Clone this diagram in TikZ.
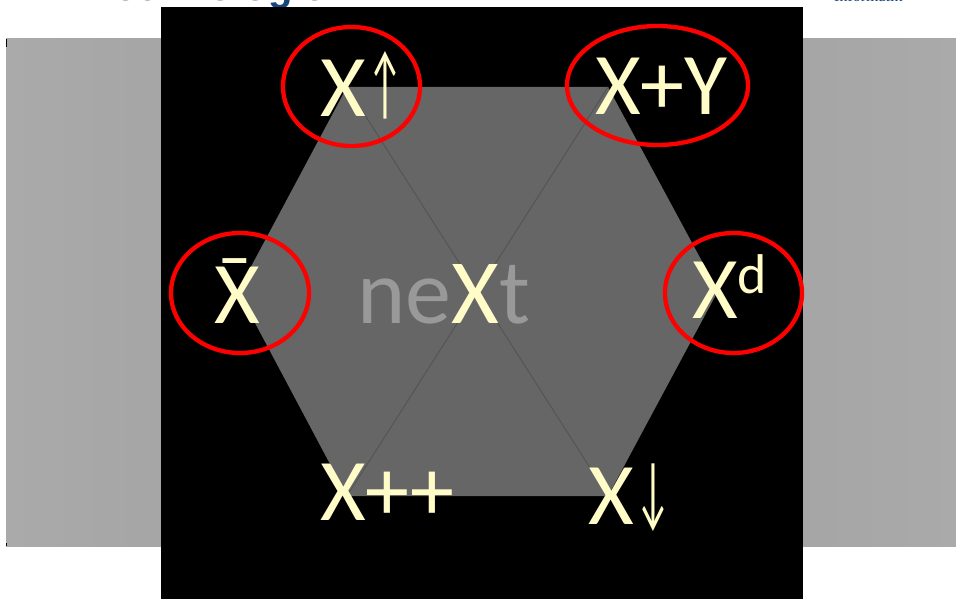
\documentclass[tikz,border=0pt]{standalone}
\usepackage{fontspec}
\setmainfont{Carlito}
\newfontfamily\hdrsans{Liberation Sans}
\newfontfamily\hdrserif{Liberation Serif}
\definecolor{lblyellow}{HTML}{FFFCC8}
\definecolor{hexgray}{HTML}{666666}
\definecolor{hexline}{HTML}{555555}
\definecolor{nextgray}{HTML}{999999}
\definecolor{ringred}{HTML}{FF0000}
\definecolor{hdrblue}{HTML}{15457A}
\definecolor{bandlight}{HTML}{AAAAAA}
\definecolor{banddark}{HTML}{9C9C9C}
\newcommand{\thinup}{\raisebox{6pt}{\scalebox{0.45}[0.92]{↑}}}
\newcommand{\thindown}{\raisebox{6pt}{\scalebox{0.45}[0.92]{↓}}}
\tikzset{
  lbl/.style={text=lblyellow, inner sep=0pt, anchor=base west, font=\fontsize{88}{88}\selectfont},
  ring/.style={draw=ringred, line width=4.3pt},
}
\begin{document}
\begin{tikzpicture}[x=1pt,y=-1pt]
\useasboundingbox (0,0) rectangle (956,599);
\clip (0,0) rectangle (956,599);
\fill[white] (0,0) rectangle (956,599);
% header fragments (clipped)
\node[inner sep=0pt, anchor=base west, text=hdrblue, font=\hdrsans\bfseries\fontsize{40}{40}\selectfont] (hdr) at (93,1) {Technologie};
\node[inner sep=0pt, anchor=base west, text=hdrblue, font=\hdrserif\fontsize{16}{16}\selectfont] (inf) at (834,2) {Informatik};
% gray band
\shade[left color=bandlight, right color=bandlight, middle color=banddark] (6,39) rectangle (956,546);
\fill[black] (6,39) rectangle (7,47);
\fill[black] (6,543) rectangle (7,546);
% black panel
\fill[black] (161,7) rectangle (803,599);
% hexagon
\coordinate (tl) at (347,87);
\coordinate (tr) at (608,87);
\coordinate (r) at (718,291);
\coordinate (br) at (608,496);
\coordinate (bl) at (347,496);
\coordinate (l) at (238,291);
\fill[hexgray] (tl) -- (tr) -- (r) -- (br) -- (bl) -- (l) -- cycle;
\draw[hexline, line width=1pt] (tl) -- (br);
\draw[hexline, line width=1pt] (tr) -- (bl);
% labels
\node[lbl] (up) at (320,117) {X\kern2pt\thinup};
\node[lbl] (sum) at (595,115) {X+Y};
\node[lbl] (neg) at (214,323) {\makebox[0pt][l]{\raisebox{9pt}{\kern3pt ¯}}X};
\node[lbl, font=\fontsize{92}{92}\selectfont] (nxt) at (357,323) {\textcolor{nextgray}{ne}X\textcolor{nextgray}{t}};
\node[lbl] (dual) at (692,318) {X\raisebox{25pt}{\fontsize{56}{56}\selectfont d}};
\node[lbl] (inc) at (320,520) {X++};
\node[lbl] (down) at (588,524) {X\kern2pt\thindown};
% rings
\draw[ring] (351.5,86.5) ellipse [x radius=68.5, y radius=59.5];
\draw[ring] (657.5,85.5) ellipse [x radius=90.5, y radius=59.5];
\draw[ring] (240,293) ellipse [x radius=69, y radius=60];
\draw[ring] (733.5,293) ellipse [x radius=68.5, y radius=60];
\end{tikzpicture}
\end{document}
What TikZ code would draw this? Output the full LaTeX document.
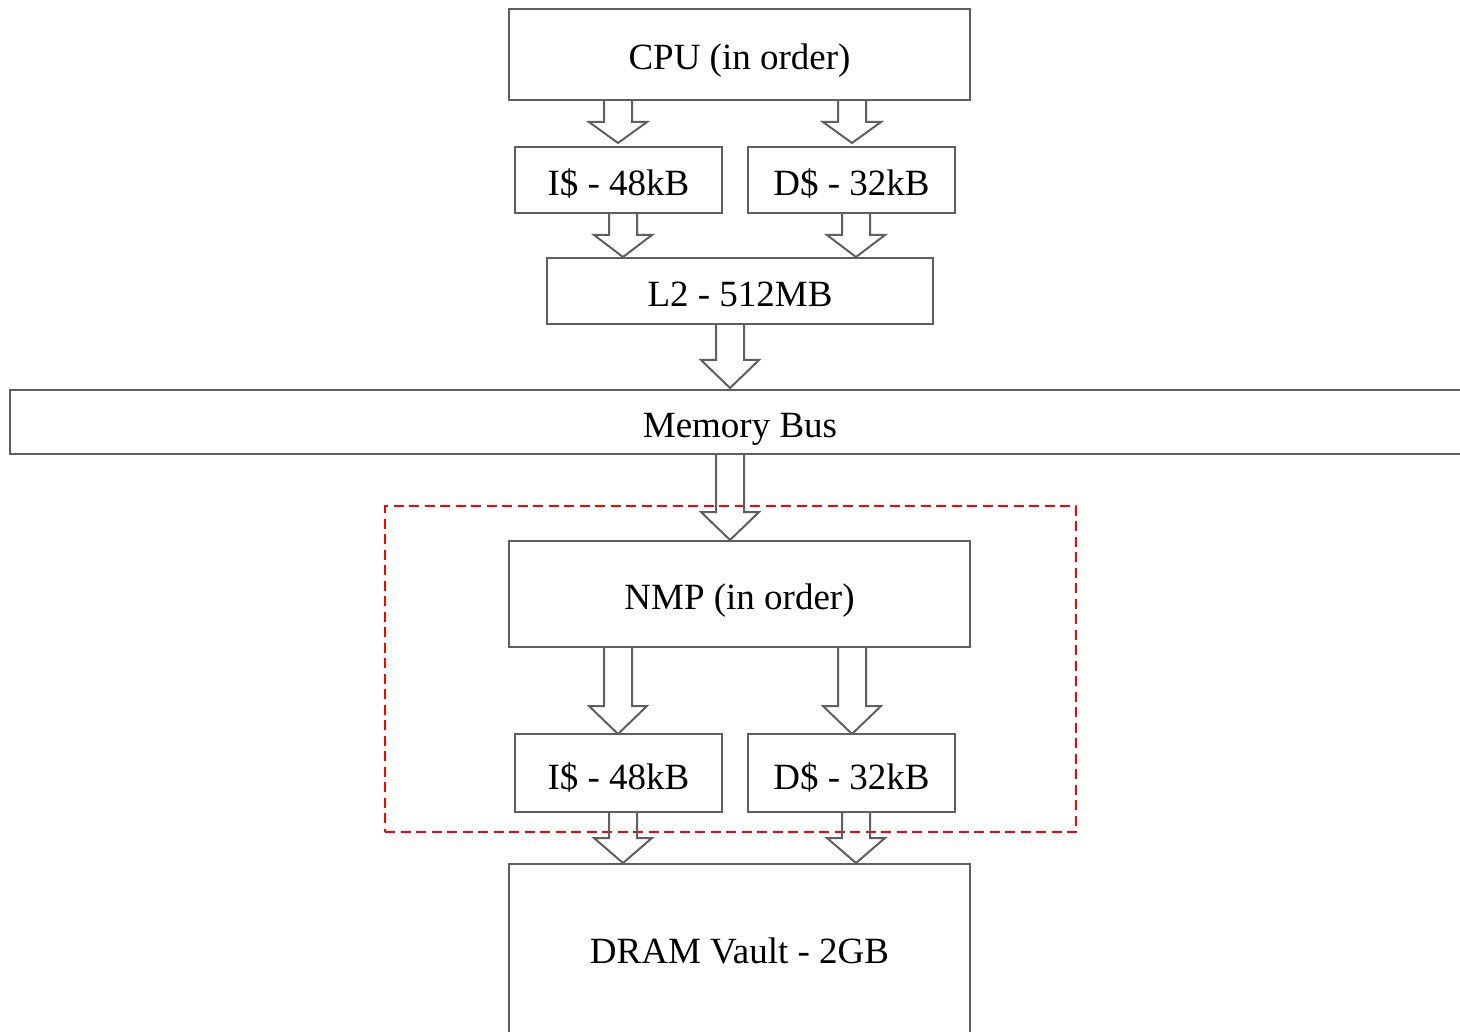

+ + + + +

## WHAT IS EXPECTED
Every record gets retyped exactly; no picture goes into the copy.

## RESULT FOR THIS TASK
Clone this diagram in TikZ.
\documentclass[tikz,border=0pt]{standalone}
\usepackage{fontspec}
\setmainfont{Carlito}
\newfontfamily\hdrsans{Liberation Sans}
\newfontfamily\hdrserif{Liberation Serif}
\definecolor{lblyellow}{HTML}{FFFCC8}
\definecolor{hexgray}{HTML}{666666}
\definecolor{hexline}{HTML}{555555}
\definecolor{nextgray}{HTML}{999999}
\definecolor{ringred}{HTML}{FF0000}
\definecolor{hdrblue}{HTML}{15457A}
\definecolor{bandlight}{HTML}{AAAAAA}
\definecolor{banddark}{HTML}{9C9C9C}
\newcommand{\thinup}{\raisebox{6pt}{\scalebox{0.45}[0.92]{↑}}}
\newcommand{\thindown}{\raisebox{6pt}{\scalebox{0.45}[0.92]{↓}}}
\tikzset{
  lbl/.style={text=lblyellow, inner sep=0pt, anchor=base west, font=\fontsize{88}{88}\selectfont},
  ring/.style={draw=ringred, line width=4.3pt},
}
\begin{document}
\begin{tikzpicture}[x=1pt,y=-1pt]
\useasboundingbox (0,0) rectangle (956,599);
\clip (0,0) rectangle (956,599);
\fill[white] (0,0) rectangle (956,599);
% header fragments (clipped)
\node[inner sep=0pt, anchor=base west, text=hdrblue, font=\hdrsans\bfseries\fontsize{40}{40}\selectfont] (hdr) at (93,1) {Technologie};
\node[inner sep=0pt, anchor=base west, text=hdrblue, font=\hdrserif\fontsize{16}{16}\selectfont] (inf) at (834,2) {Informatik};
% gray band
\shade[left color=bandlight, right color=bandlight, middle color=banddark] (6,39) rectangle (956,546);
\fill[black] (6,39) rectangle (7,47);
\fill[black] (6,543) rectangle (7,546);
% black panel
\fill[black] (161,7) rectangle (803,599);
% hexagon
\coordinate (tl) at (347,87);
\coordinate (tr) at (608,87);
\coordinate (r) at (718,291);
\coordinate (br) at (608,496);
\coordinate (bl) at (347,496);
\coordinate (l) at (238,291);
\fill[hexgray] (tl) -- (tr) -- (r) -- (br) -- (bl) -- (l) -- cycle;
\draw[hexline, line width=1pt] (tl) -- (br);
\draw[hexline, line width=1pt] (tr) -- (bl);
% labels
\node[lbl] (up) at (320,117) {X\kern2pt\thinup};
\node[lbl] (sum) at (595,115) {X+Y};
\node[lbl] (neg) at (214,323) {\makebox[0pt][l]{\raisebox{9pt}{\kern3pt ¯}}X};
\node[lbl, font=\fontsize{92}{92}\selectfont] (nxt) at (357,323) {\textcolor{nextgray}{ne}X\textcolor{nextgray}{t}};
\node[lbl] (dual) at (692,318) {X\raisebox{25pt}{\fontsize{56}{56}\selectfont d}};
\node[lbl] (inc) at (320,520) {X++};
\node[lbl] (down) at (588,524) {X\kern2pt\thindown};
% rings
\draw[ring] (351.5,86.5) ellipse [x radius=68.5, y radius=59.5];
\draw[ring] (657.5,85.5) ellipse [x radius=90.5, y radius=59.5];
\draw[ring] (240,293) ellipse [x radius=69, y radius=60];
\draw[ring] (733.5,293) ellipse [x radius=68.5, y radius=60];
\end{tikzpicture}
\end{document}
What TikZ code would draw this? Output the full LaTeX document.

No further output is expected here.